→ **Your task**
Copy out every line that contains the word "chart".

→ **Recorded data**
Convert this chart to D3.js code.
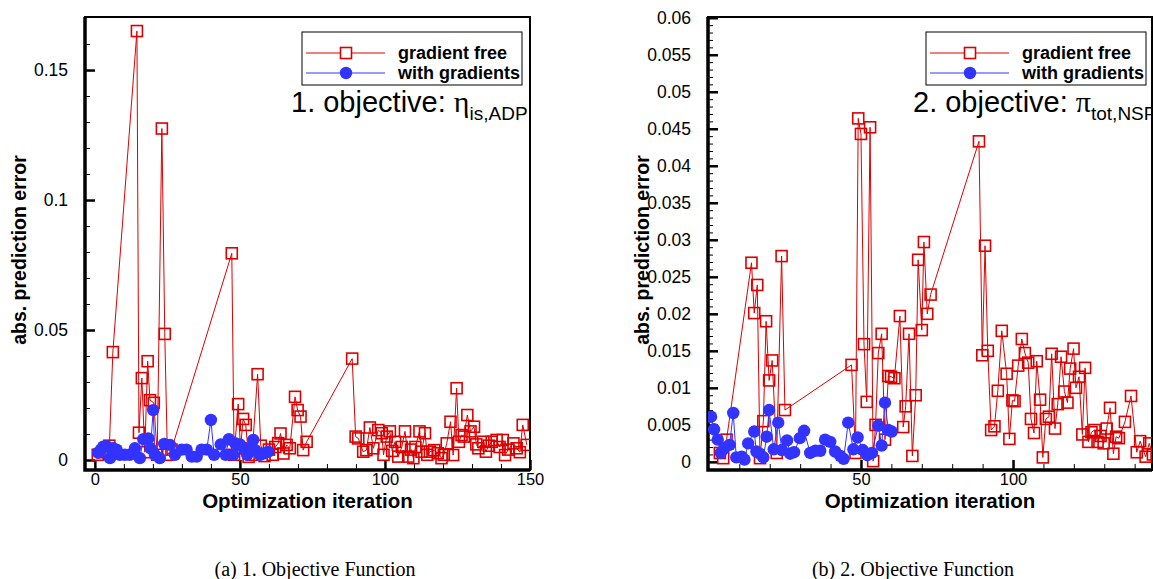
<!DOCTYPE html>
<html>
<head>
<meta charset="utf-8">
<script src="https://cdn.jsdelivr.net/npm/d3@7"></script>
<style>
  html, body { margin: 0; padding: 0; background: #fff; }
  svg { display: block; }
  .tick text { font-family: "Liberation Sans", Arial, sans-serif; font-size: 17.5px; fill: #000; }
  .xax .tick text { font-size: 16.5px; }
  .ttl { font-family: "Liberation Sans", Arial, sans-serif; font-weight: bold; fill: #000; }
  .cap { font-family: "Liberation Serif", "Times New Roman", serif; fill: #000; }
</style>
</head>
<body>
<svg id="chart" width="1153" height="579"></svg>
<script>
// Prediction error per optimization iteration: [iteration, error]
const etaGradFree = [
  [1, 0.002], [2.5, 0.003], [4, 0.004], [5, 0.0055], [6.2, 0.0415], [14.5, 0.165], [15.2, 0.0105],
  [16.2, 0.0315], [17.2, 0.003], [18.2, 0.038], [19, 0.023], [20.3, 0.022], [21.5, 0.002],
  [23.1, 0.1275], [24.1, 0.0485], [25, 0.002], [26.4, 0.004], [47.2, 0.0795], [48, 0.002],
  [49.4, 0.0215], [50.2, 0.0045], [51.1, 0.0158], [52, 0.0135], [53, 0.0012], [54.2, 0.002],
  [56.1, 0.033], [57.2, 0.0055], [58.5, 0.0015], [60, 0.004], [61.3, 0.002], [62.2, 0.005],
  [63.2, 0.0065], [64, 0.0102], [65, 0.0025], [66.1, 0.0058], [67.2, 0.0045], [69, 0.0243],
  [69.9, 0.0192], [70.9, 0.0167], [71.8, 0.0038], [73, 0.007], [88.7, 0.039], [89.9, 0.009],
  [90.8, 0.0083], [92.5, 0.0032], [93.6, 0.0038], [94.8, 0.0125], [96, 0.0045], [97.7, 0.0115],
  [98.9, 0.0103], [99.5, 0.002], [100.6, 0.009], [101.7, 0.011], [102.5, 0.0035], [103.5, 0.007],
  [104.6, 0.0013], [105.8, 0.005], [106.9, 0.011], [108, 0.0013], [109, 0.004], [109.8, 0.0007],
  [110.5, 0.005], [111.9, 0.011], [112.6, 0.0032], [113.8, 0.0103], [114.6, 0.002], [115.5, 0.0032],
  [117, 0.0038], [118.2, 0.0026], [119.5, 0.0007], [120.3, 0.002], [121.3, 0.0064], [122.6, 0.0147],
  [123.5, 0.0019], [124.7, 0.0276], [125.5, 0.007], [126.4, 0.0096], [127.2, 0.009], [128.4, 0.0173],
  [129.5, 0.011], [130.7, 0.0128], [131.5, 0.006], [132.2, 0.0045], [133.9, 0.007], [134.8, 0.0032],
  [135.8, 0.0055], [136.8, 0.007], [138.5, 0.0077], [139.5, 0.005], [140.6, 0.0077], [141.4, 0.0019],
  [142.5, 0.004], [144.3, 0.0064], [145.4, 0.0045], [146.5, 0.003], [147.5, 0.0135], [148.9, 0.0058]
];

const etaWithGrad = [
  [1.1, 0.0028], [2.2, 0.004], [2.9, 0.0051], [4, 0.0053], [5.2, 0.0007], [6.3, 0.0045], [7.5, 0.004],
  [8.6, 0.002], [10.3, 0.002], [12, 0.002], [13.8, 0.0045], [15.5, 0.0007], [16.7, 0.008], [18.4, 0.0083],
  [19.2, 0.0045], [20.1, 0.0192], [20.7, 0.002], [22.4, 0.0007], [23.9, 0.0062], [25.9, 0.0058],
  [27.6, 0.002], [29.9, 0.004], [31.6, 0.004], [33.4, 0.0013], [35.1, 0.0013], [36.8, 0.004],
  [38.6, 0.004], [40, 0.0154], [41.1, 0.002], [43.4, 0.006], [45.1, 0.002], [46.2, 0.008], [47.7, 0.002],
  [48.3, 0.0065], [49.2, 0.0058], [50, 0.006], [51.4, 0.0045], [52.5, 0.002], [53.5, 0.0045],
  [54.6, 0.0077], [55.3, 0.0038], [56.9, 0.002], [58.6, 0.0026], [59.8, 0.0032]
];

const piGradFree = [
  [3.6, 0.0012], [4.7, 0.0005], [5.8, 0.003], [14, 0.0269], [14.9, 0.0201], [15.9, 0.0239], [16.8, 0.0005],
  [17.9, 0.0055], [18.8, 0.019], [19.8, 0.011], [20.8, 0.0137], [22.3, 0.0012], [23.9, 0.0278], [25, 0.007],
  [46.9, 0.0131], [48.2, 0.0012], [49.1, 0.0464], [50, 0.0443], [51, 0.0159], [51.9, 0.0081], [53, 0.0452],
  [54, 0.0001], [54.8, 0.005], [55.7, 0.0147], [56.8, 0.0173], [57.9, 0.003], [59, 0.0116], [59.9, 0.0115],
  [61, 0.0113], [62.8, 0.0197], [63.9, 0.0047], [64.7, 0.0075], [65.8, 0.0173], [66.9, 0.0008], [68, 0.009],
  [68.8, 0.0273], [70, 0.0178], [70.7, 0.0297], [71.8, 0.02], [72.9, 0.0226], [88.8, 0.0433], [89.9, 0.0144],
  [90.8, 0.0292], [91.7, 0.015], [92.8, 0.0043], [93.9, 0.0048], [95, 0.0096], [96.3, 0.0177], [97.9, 0.0119],
  [98.8, 0.0031], [99.8, 0.0083], [100.5, 0.0082], [101.7, 0.013], [102.9, 0.0166], [103.9, 0.0147],
  [105, 0.0134], [105.9, 0.0058], [106.9, 0.0039], [107.8, 0.0136], [108.9, 0.0084], [109.8, 0.0006],
  [110.8, 0.0058], [111.8, 0.0061], [112.7, 0.0146], [113.8, 0.0045], [114.7, 0.0078], [115.8, 0.0142],
  [116.9, 0.0095], [117.9, 0.008], [118.8, 0.0126], [119.9, 0.0153], [120.7, 0.01], [121.7, 0.0115],
  [122.8, 0.0037], [123.7, 0.0127], [124.8, 0.0027], [125.8, 0.004], [126.8, 0.0043], [127.8, 0.0027],
  [128.8, 0.0035], [129.8, 0.0025], [130.8, 0.0045], [131.9, 0.0073], [133, 0.0011], [133.9, 0.0034],
  [134.8, 0.0032], [136.8, 0.0054], [138.8, 0.0089], [140.7, 0.0013], [141.8, 0.0028], [143.6, 0.0007],
  [144.8, 0.0025], [146, 0.001]
];

const piWithGrad = [
  [0.7, 0.0061], [1.7, 0.0044], [2.9, 0.003], [3.9, 0.0012], [5.2, 0.0019], [6.8, 0.0023], [8, 0.0066],
  [9, 0.0006], [10.8, 0.0007], [11.7, 0.0003], [12.9, 0.0025], [14.9, 0.0041], [15.6, 0.0014], [16.7, 0.0011],
  [17.9, 0.0006], [19, 0.0034], [19.8, 0.007], [21.3, 0.0017], [22.8, 0.0053], [24, 0.0016], [25.7, 0.0029],
  [26.7, 0.0011], [28, 0.0013], [29.9, 0.0032], [31.3, 0.0042], [33.3, 0.0012], [35, 0.0015], [36.6, 0.0015],
  [38.2, 0.003], [39.9, 0.0027], [41.5, 0.0014], [43.2, 0.0008], [44.3, 0.0004], [45.8, 0.0053],
  [47.5, 0.0017], [48.9, 0.0033], [50.6, 0.0016], [52.1, 0.0009], [53.6, 0.0012], [55.7, 0.0049],
  [56.8, 0.0022], [57.9, 0.008], [59, 0.0043], [60.1, 0.0041]
];

const seriesNames = ['gradient free', 'with gradients'];
const etaYTicks = [0, 0.05, 0.1, 0.15];
const piYTicks = [0, 0.005, 0.01, 0.015, 0.02, 0.025, 0.03, 0.035, 0.04, 0.045, 0.05, 0.055, 0.06];
const etaXTicks = [0, 50, 100, 150];
const piXTicks = [50, 100];

const RED = '#dd0000';
const BLUE = '#3333ff';
const svg = d3.select('#chart');

/* one panel: frame, axes, series, legend, annotation */
function drawPanel(p) {
  const x = d3.scaleLinear().domain(p.xDomain).range([p.left, p.right]);
  const y = d3.scaleLinear().domain(p.yDomain).range([p.bottom, p.top]);
  const g = svg.append('g');

  const clipId = 'clip-' + p.id;
  svg.append('clipPath').attr('id', clipId)
    .append('rect')
    .attr('x', p.left).attr('y', p.top)
    .attr('width', p.right - p.left).attr('height', p.bottom - p.top);

  // minor ticks
  g.append('g').attr('transform', `translate(${p.left},0)`)
    .call(d3.axisLeft(y).tickValues(p.yMinor).tickSize(-5).tickFormat(''))
    .call(a => a.select('.domain').remove())
    .selectAll('line').attr('stroke-width', 1);
  g.append('g').attr('transform', `translate(0,${p.bottom})`)
    .call(d3.axisBottom(x).tickValues(p.xMinor).tickSize(-6).tickFormat(''))
    .call(a => a.select('.domain').remove())
    .selectAll('line').attr('stroke-width', 1);

  // major ticks + labels
  g.append('g').attr('transform', `translate(${p.left},0)`)
    .call(d3.axisLeft(y).tickValues(p.yTicks).tickSize(-10).tickPadding(17)
      .tickFormat(d => d === 0 ? '0' : String(+d.toFixed(3))))
    .call(a => a.select('.domain').remove())
    .call(a => a.selectAll('line').attr('stroke-width', 2.5));
  g.append('g').attr('class', 'xax').attr('transform', `translate(0,${p.bottom})`)
    .call(d3.axisBottom(x).tickValues(p.xTicks).tickSize(-10).tickPadding(3))
    .call(a => a.select('.domain').remove())
    .call(a => a.selectAll('line').attr('stroke-width', 2.5));

  // frame
  g.append('rect')
    .attr('x', p.left).attr('y', p.top)
    .attr('width', p.right - p.left).attr('height', p.bottom - p.top)
    .attr('fill', 'none').attr('stroke', '#000').attr('stroke-width', 2);
  g.append('path')
    .attr('d', `M${p.left},${p.top}V${p.bottom}H${p.right}`)
    .attr('fill', 'none').attr('stroke', '#000').attr('stroke-width', 3.5);

  // series
  const line = d3.line().x(d => x(d[0])).y(d => y(d[1]));
  const marks = g.append('g').attr('clip-path', `url(#${clipId})`);

  marks.append('path').datum(p.free)
    .attr('d', line).attr('fill', 'none').attr('stroke', RED).attr('stroke-width', 1);
  marks.selectAll('rect.free').data(p.free).enter().append('rect')
    .attr('class', 'free')
    .attr('x', d => x(d[0]) - 5.5).attr('y', d => y(d[1]) - 5.5)
    .attr('width', 11).attr('height', 11)
    .attr('fill', 'none').attr('stroke', RED).attr('stroke-width', 1.6);

  marks.append('path').datum(p.grad)
    .attr('d', line).attr('fill', 'none').attr('stroke', BLUE).attr('stroke-width', 1);
  marks.selectAll('circle.grad').data(p.grad).enter().append('circle')
    .attr('class', 'grad')
    .attr('cx', d => x(d[0])).attr('cy', d => y(d[1])).attr('r', 6.2)
    .attr('fill', BLUE);

  // axis titles
  g.append('text').attr('class', 'ttl')
    .attr('transform', `translate(${p.left - 59},250) rotate(-90)`)
    .attr('text-anchor', 'middle').attr('font-size', 19.5)
    .text('abs. prediction error');
  g.append('text').attr('class', 'ttl')
    .attr('x', (p.left + p.right) / 2).attr('y', 508)
    .attr('text-anchor', 'middle').attr('font-size', 20.5)
    .text('Optimization iteration');

  // legend
  const lg = g.append('g').attr('transform', `translate(${p.legendX},32)`);
  lg.append('rect').attr('width', 220).attr('height', 53)
    .attr('fill', '#fff').attr('stroke', '#000').attr('stroke-width', 1);
  seriesNames.forEach((name, i) => {
    const ly = 21 + i * 20;
    const col = i === 0 ? RED : BLUE;
    lg.append('line').attr('x1', 4).attr('x2', 83).attr('y1', ly).attr('y2', ly)
      .attr('stroke', col).attr('stroke-width', 1);
    if (i === 0) {
      lg.append('rect').attr('x', 38.5).attr('y', ly - 5.5).attr('width', 11).attr('height', 11)
        .attr('fill', '#fff').attr('stroke', col).attr('stroke-width', 1.6);
    } else {
      lg.append('circle').attr('cx', 44).attr('cy', ly).attr('r', 6.2).attr('fill', col);
    }
    lg.append('text').attr('class', 'ttl').attr('x', 96).attr('y', ly + 6)
      .attr('font-size', 18).text(name);
  });

  // annotation (the right one runs past the page edge, as in the original)
  const an = g.append('text').attr('x', p.noteX).attr('y', 112)
    .attr('font-family', '"Liberation Sans", Arial, sans-serif').attr('font-size', 29);
  an.append('tspan').text(p.noteText + ' ');
  an.append('tspan').attr('font-family', '"Liberation Serif", serif').attr('font-size', 30)
    .text(p.noteSymbol);
  an.append('tspan').attr('font-size', 19).attr('dy', 8).text(p.noteSub);
}

drawPanel({
  id: 'eta', left: 85, right: 530, top: 17, bottom: 470,
  xDomain: [-3.4, 150], yDomain: [-0.00385, 0.1704],
  xTicks: etaXTicks, xMinor: d3.range(10, 150, 10),
  yTicks: etaYTicks, yMinor: d3.range(0, 0.17, 0.01),
  free: etaGradFree, grad: etaWithGrad,
  legendX: 302, noteX: 291,
  noteText: '1. objective:', noteSymbol: 'η', noteSub: 'is,ADP'
});

drawPanel({
  id: 'pi', left: 708, right: 1152, top: 17, bottom: 470,
  xDomain: [-0.3, 145.7], yDomain: [-0.0011, 0.0601],
  xTicks: piXTicks, xMinor: d3.range(10, 146, 10),
  yTicks: piYTicks, yMinor: d3.range(0, 0.0605, 0.001),
  free: piGradFree, grad: piWithGrad,
  legendX: 926, noteX: 913,
  noteText: '2. objective:', noteSymbol: 'π', noteSub: 'tot,NSP'
});

// sub-figure captions
svg.append('text').attr('class', 'cap').attr('x', 315).attr('y', 576)
  .attr('text-anchor', 'middle').attr('font-size', 20).text('(a) 1. Objective Function');
svg.append('text').attr('class', 'cap').attr('x', 913).attr('y', 576)
  .attr('text-anchor', 'middle').attr('font-size', 20).text('(b) 2. Objective Function');
</script>
</body>
</html>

→ **Solution**
Convert this chart to D3.js code.
<svg id="chart" width="1153" height="579"></svg>
const svg = d3.select('#chart');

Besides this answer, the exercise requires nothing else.